Top 5 most promising Hong Kong start-ups

SCMP staff reporters have sifted through the Hong Kong start-up scene to find some of the most promising companies to come out of the city.

Hong Kong, one of the world's leading financial centres, is now also catching up with regional and global competitors when it comes to technology and innovation as the city attempts to diversify its economy away from the twin pillars of property and financial services. 

SCMP staff reporters have sifted through the Hong Kong start-up scene to find some of the most promising companies to come out of the city. Their inclusion is based on the new technology they offer, funding received and the market gap they fill.



Originally envisioned as a business selling advertising on takeaway lunch-boxes, the founders of GoGoVan soon switched to logistics when they discovered how hard it could be to book delivery drivers through Hong Kong’s dispatch centres. GoGoVan’s app connects users with 18,000 registered drivers and has expanded to Singapore.
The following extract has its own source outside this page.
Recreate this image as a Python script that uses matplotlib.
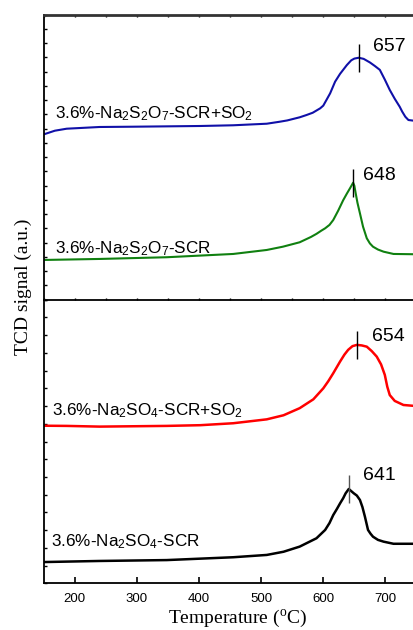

In August 14, the company secured US$6.5 million in a Series A funding round led by Centurion Investment Management.


Insight Robotics

Hong Kong-based firefighting robot firm Insight Robotics has developed a wildfire detection system combining thermal imaging and artificial intelligence technology to spot fires. Insight Robotics’ systems are already in use in five provinces and seven cities across mainland China. The company was founded in 2009 and announced in November it had secured US$2 million in Series A funding from investors including Bright Success Capital, and Caldera Capital Partners.



Vitargent uses fish embryos to test food, cosmetics or other consumer goods for contaminants and toxins. Founded in 2010 and based out of the Hong Kong Science and Technology Park, the company claims it can screen for more than 1,000 toxins at once compared to the five to 10 toxins for existing technology. In March, Vitargent closed Series A funding from California-base venture capital firm WI Harper for an unknown sum.



In a city plagued by tiny living spaces, on-demand box storage start-up Boxful offers a solution by picking up a customer’s belongings from their homes to be stored in warehouses and returned when needed. Founded in October last year, Boxful’s services start at HK$49 a month for a standard box which holds up to 20 pairs of shoes. Boxful raised $1.5 million for the venture from unnamed angel investors and has recently launched a major MTR advertising campaign.



Launched in August 2014, Sensbeat is a mobile app which allow users to share their moods through music and photographs. Sensbeat’s founders are graduates of the Hong Kong University of Science and Technology and became the city’s first student-led start-up to secure US$500,000 in seed funding. They went on to receive an additional US$500,000 from HeungKong Group. In January, Sensbeat joined the Plug and Play three-month accelerator in Silicon Valley, which has become a hub for international talent.